Job ▸ Nothing but the lines from the line that contains "Emit a Python" through the line that contains "aum_ticks = [0, 5, 10, 15, 20, 25, 30, 35, 40]" should appear in the output, each reproduced exactly.

Stored data ▸

----

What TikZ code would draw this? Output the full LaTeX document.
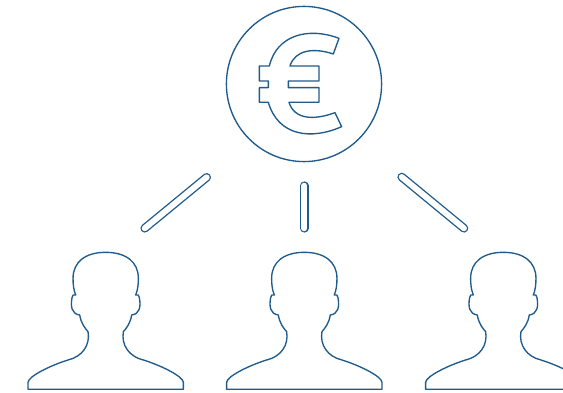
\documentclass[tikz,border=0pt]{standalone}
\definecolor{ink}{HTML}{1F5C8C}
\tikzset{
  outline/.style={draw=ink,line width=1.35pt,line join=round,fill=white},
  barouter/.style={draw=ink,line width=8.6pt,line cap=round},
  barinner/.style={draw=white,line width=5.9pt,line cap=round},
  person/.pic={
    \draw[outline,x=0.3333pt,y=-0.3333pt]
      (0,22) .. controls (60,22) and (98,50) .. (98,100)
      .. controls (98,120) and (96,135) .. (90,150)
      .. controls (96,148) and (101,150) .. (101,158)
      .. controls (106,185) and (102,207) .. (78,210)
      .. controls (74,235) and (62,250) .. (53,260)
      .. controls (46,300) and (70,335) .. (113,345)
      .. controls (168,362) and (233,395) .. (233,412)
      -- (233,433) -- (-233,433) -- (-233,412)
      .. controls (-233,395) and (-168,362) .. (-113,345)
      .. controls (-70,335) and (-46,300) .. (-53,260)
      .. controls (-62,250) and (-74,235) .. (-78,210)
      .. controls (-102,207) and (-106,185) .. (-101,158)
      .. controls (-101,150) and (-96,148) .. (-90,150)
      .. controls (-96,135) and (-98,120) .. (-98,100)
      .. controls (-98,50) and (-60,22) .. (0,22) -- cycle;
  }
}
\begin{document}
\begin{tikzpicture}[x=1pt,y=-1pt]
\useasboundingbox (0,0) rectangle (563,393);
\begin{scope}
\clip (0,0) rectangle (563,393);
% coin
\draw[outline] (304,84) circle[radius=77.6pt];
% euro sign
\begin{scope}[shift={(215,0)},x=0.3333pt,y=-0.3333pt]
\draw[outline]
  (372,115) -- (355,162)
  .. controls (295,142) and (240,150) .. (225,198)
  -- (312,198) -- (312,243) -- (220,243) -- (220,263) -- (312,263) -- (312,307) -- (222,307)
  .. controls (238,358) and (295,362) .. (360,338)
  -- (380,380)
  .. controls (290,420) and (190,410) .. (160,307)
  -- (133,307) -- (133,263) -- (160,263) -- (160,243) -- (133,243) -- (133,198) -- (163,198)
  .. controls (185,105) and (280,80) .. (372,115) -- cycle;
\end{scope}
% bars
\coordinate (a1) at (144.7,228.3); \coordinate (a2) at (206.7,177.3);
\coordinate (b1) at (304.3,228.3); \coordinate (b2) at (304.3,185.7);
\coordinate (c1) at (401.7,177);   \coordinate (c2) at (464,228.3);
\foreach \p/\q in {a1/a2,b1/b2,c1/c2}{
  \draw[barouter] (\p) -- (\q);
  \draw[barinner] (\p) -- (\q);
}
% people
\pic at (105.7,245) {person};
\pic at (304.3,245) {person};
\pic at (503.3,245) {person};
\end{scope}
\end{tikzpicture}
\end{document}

----

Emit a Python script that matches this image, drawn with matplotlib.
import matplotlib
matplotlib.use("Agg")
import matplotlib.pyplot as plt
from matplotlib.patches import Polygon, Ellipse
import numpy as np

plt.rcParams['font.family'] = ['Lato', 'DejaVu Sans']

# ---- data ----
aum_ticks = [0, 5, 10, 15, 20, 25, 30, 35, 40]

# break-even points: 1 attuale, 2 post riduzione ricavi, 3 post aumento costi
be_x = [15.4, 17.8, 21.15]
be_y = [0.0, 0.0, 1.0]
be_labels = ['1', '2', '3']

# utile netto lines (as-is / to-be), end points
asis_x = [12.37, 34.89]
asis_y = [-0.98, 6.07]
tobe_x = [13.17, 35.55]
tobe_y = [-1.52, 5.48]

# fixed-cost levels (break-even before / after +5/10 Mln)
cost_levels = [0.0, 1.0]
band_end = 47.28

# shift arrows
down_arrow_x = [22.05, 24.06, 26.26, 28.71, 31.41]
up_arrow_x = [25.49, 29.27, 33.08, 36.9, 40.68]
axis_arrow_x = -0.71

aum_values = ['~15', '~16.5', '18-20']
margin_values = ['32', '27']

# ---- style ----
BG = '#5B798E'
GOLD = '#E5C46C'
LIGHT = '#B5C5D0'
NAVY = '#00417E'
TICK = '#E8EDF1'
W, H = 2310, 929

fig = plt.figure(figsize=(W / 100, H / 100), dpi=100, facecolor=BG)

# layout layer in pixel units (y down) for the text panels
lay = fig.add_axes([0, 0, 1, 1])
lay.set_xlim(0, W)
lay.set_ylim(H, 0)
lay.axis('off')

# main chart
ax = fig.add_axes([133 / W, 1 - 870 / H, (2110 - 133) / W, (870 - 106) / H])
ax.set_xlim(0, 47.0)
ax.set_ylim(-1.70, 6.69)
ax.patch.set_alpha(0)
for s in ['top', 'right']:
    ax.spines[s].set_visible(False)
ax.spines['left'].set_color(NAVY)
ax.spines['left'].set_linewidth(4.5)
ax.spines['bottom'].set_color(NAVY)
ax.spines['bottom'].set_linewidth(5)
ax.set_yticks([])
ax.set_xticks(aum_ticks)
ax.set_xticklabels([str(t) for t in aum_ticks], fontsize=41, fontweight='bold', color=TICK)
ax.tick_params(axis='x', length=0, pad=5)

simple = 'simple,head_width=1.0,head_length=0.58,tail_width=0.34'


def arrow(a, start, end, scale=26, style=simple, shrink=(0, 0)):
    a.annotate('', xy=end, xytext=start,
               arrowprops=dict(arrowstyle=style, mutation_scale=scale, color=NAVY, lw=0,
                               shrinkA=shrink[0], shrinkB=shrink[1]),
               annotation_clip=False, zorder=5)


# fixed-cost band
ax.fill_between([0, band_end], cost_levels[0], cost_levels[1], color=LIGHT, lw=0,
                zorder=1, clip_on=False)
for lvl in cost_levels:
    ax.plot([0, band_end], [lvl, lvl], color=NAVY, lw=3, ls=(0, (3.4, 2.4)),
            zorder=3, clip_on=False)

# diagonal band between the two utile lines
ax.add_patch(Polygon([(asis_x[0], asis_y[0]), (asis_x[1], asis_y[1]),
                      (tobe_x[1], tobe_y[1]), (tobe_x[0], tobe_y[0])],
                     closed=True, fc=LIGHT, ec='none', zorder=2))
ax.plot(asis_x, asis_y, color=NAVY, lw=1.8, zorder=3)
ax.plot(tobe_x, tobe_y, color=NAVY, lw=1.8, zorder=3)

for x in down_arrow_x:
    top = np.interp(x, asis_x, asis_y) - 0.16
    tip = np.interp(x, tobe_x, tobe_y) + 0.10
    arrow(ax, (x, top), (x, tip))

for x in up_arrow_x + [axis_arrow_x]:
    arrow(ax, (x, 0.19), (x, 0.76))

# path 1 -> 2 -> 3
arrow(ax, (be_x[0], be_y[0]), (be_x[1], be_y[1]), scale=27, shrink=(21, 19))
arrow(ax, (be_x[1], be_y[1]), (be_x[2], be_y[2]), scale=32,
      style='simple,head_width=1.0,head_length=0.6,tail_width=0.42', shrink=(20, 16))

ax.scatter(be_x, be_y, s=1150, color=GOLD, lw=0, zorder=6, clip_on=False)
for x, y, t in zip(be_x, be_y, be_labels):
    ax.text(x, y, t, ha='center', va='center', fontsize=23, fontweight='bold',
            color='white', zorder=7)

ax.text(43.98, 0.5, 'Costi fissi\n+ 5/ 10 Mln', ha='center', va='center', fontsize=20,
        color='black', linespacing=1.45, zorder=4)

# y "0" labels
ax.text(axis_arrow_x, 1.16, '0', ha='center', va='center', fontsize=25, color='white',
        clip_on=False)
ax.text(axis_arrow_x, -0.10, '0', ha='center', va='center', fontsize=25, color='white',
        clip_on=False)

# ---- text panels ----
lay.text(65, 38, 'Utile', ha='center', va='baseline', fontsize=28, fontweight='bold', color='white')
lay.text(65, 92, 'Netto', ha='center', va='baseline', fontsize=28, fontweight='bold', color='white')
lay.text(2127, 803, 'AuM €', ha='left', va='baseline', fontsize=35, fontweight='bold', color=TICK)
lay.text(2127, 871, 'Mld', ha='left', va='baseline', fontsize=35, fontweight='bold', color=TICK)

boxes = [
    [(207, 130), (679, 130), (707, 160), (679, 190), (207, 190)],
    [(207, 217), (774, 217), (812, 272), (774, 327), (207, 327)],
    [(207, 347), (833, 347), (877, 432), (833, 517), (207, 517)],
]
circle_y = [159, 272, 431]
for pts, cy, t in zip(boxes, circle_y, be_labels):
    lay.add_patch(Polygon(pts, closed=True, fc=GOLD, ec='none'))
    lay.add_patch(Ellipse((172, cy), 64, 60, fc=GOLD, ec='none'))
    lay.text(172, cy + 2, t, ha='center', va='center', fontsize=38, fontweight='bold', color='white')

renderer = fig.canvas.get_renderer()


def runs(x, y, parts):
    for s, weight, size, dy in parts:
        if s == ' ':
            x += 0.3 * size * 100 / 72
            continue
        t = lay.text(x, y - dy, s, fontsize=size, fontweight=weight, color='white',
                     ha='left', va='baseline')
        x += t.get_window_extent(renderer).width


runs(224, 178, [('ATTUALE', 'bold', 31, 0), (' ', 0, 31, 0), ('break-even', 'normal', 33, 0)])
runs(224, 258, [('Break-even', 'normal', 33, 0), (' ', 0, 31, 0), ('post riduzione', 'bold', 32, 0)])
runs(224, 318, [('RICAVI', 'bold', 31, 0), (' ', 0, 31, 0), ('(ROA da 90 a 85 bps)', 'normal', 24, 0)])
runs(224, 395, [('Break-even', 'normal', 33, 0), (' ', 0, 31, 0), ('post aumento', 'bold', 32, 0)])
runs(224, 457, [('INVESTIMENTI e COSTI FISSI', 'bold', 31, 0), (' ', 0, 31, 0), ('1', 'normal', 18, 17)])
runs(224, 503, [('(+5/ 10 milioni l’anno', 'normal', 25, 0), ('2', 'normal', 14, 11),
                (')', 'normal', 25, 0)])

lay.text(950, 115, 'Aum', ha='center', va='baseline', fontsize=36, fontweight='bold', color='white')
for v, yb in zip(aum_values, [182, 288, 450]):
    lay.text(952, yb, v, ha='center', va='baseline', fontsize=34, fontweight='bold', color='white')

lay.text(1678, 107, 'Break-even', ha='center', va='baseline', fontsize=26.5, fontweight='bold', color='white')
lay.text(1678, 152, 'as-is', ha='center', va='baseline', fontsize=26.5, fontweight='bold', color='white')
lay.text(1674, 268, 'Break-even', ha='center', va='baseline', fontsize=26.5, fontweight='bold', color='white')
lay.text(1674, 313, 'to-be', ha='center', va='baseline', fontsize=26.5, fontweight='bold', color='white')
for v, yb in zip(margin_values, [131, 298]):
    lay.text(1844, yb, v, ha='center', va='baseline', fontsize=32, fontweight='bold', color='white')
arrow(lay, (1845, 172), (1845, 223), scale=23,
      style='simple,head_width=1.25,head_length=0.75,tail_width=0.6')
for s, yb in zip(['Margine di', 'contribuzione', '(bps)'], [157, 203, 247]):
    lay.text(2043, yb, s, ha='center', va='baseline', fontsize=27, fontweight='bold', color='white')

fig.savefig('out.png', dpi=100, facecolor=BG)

----

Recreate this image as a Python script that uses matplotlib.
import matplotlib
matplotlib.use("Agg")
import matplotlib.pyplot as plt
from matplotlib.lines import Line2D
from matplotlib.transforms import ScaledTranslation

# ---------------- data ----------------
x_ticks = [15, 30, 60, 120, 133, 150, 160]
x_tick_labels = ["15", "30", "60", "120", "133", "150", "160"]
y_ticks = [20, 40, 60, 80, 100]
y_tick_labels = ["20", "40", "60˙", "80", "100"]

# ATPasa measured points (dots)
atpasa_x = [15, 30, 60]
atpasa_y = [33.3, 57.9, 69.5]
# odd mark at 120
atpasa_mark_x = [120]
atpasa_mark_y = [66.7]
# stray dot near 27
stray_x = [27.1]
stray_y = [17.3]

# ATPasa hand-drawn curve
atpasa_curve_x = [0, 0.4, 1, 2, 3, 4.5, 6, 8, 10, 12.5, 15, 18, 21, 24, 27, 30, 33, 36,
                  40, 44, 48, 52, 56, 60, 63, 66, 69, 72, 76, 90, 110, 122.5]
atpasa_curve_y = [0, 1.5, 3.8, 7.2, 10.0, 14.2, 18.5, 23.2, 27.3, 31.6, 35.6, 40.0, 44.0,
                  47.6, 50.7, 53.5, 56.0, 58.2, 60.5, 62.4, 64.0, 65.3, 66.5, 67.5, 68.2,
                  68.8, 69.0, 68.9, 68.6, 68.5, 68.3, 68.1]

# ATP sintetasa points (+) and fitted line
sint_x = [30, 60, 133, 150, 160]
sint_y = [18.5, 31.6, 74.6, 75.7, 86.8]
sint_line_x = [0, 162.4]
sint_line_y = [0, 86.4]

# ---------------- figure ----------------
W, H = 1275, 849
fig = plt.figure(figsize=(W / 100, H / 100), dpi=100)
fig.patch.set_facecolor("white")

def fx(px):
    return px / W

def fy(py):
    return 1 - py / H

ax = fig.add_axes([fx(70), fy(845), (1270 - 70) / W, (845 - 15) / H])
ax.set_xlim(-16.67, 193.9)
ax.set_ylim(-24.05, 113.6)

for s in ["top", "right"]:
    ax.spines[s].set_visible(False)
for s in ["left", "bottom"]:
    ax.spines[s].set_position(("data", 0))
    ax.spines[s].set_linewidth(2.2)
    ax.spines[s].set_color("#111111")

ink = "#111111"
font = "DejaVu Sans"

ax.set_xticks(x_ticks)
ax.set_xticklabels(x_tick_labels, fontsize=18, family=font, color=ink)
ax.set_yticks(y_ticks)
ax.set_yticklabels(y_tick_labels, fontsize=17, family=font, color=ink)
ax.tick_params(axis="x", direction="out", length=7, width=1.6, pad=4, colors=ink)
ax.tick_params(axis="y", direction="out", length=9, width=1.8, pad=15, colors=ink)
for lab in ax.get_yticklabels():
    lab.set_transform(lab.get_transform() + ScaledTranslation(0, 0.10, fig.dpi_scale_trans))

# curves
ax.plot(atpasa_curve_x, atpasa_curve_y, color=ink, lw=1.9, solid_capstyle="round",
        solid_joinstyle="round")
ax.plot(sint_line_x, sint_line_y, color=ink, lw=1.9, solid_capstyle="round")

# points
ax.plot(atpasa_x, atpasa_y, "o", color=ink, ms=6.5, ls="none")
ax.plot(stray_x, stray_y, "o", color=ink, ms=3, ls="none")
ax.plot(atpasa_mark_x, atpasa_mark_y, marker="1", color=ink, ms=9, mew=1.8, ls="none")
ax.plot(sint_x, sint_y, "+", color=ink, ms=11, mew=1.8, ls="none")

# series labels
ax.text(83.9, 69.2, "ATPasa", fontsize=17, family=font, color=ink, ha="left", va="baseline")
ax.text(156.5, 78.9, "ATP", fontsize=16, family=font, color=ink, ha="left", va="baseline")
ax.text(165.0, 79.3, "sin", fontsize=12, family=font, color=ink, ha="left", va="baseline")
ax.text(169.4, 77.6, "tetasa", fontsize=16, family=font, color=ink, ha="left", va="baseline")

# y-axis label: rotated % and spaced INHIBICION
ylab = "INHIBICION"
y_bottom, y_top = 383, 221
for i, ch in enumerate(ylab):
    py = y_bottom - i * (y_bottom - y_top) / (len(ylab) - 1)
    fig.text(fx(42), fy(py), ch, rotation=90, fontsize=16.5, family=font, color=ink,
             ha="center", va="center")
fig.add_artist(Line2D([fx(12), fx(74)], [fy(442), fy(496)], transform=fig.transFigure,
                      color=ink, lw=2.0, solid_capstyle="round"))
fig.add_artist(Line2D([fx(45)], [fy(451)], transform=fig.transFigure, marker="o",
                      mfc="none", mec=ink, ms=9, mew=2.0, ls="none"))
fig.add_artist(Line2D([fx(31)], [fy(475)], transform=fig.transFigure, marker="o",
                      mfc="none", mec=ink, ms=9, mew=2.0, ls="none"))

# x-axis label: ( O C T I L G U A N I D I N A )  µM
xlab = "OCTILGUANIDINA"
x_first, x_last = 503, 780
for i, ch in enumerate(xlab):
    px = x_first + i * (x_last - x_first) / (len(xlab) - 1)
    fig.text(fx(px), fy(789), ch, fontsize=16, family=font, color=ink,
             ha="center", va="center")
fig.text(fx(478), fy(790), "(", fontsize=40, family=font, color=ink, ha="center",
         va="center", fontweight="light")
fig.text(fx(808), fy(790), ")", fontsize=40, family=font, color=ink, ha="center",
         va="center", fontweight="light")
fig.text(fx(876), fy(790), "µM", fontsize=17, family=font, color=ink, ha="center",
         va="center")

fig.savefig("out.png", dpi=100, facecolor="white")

----

Answer to the problem ▸
Emit a Python script that matches this image, drawn with matplotlib.
import matplotlib
matplotlib.use("Agg")
import matplotlib.pyplot as plt
from matplotlib.patches import Polygon, Ellipse
import numpy as np

plt.rcParams['font.family'] = ['Lato', 'DejaVu Sans']

# ---- data ----
aum_ticks = [0, 5, 10, 15, 20, 25, 30, 35, 40]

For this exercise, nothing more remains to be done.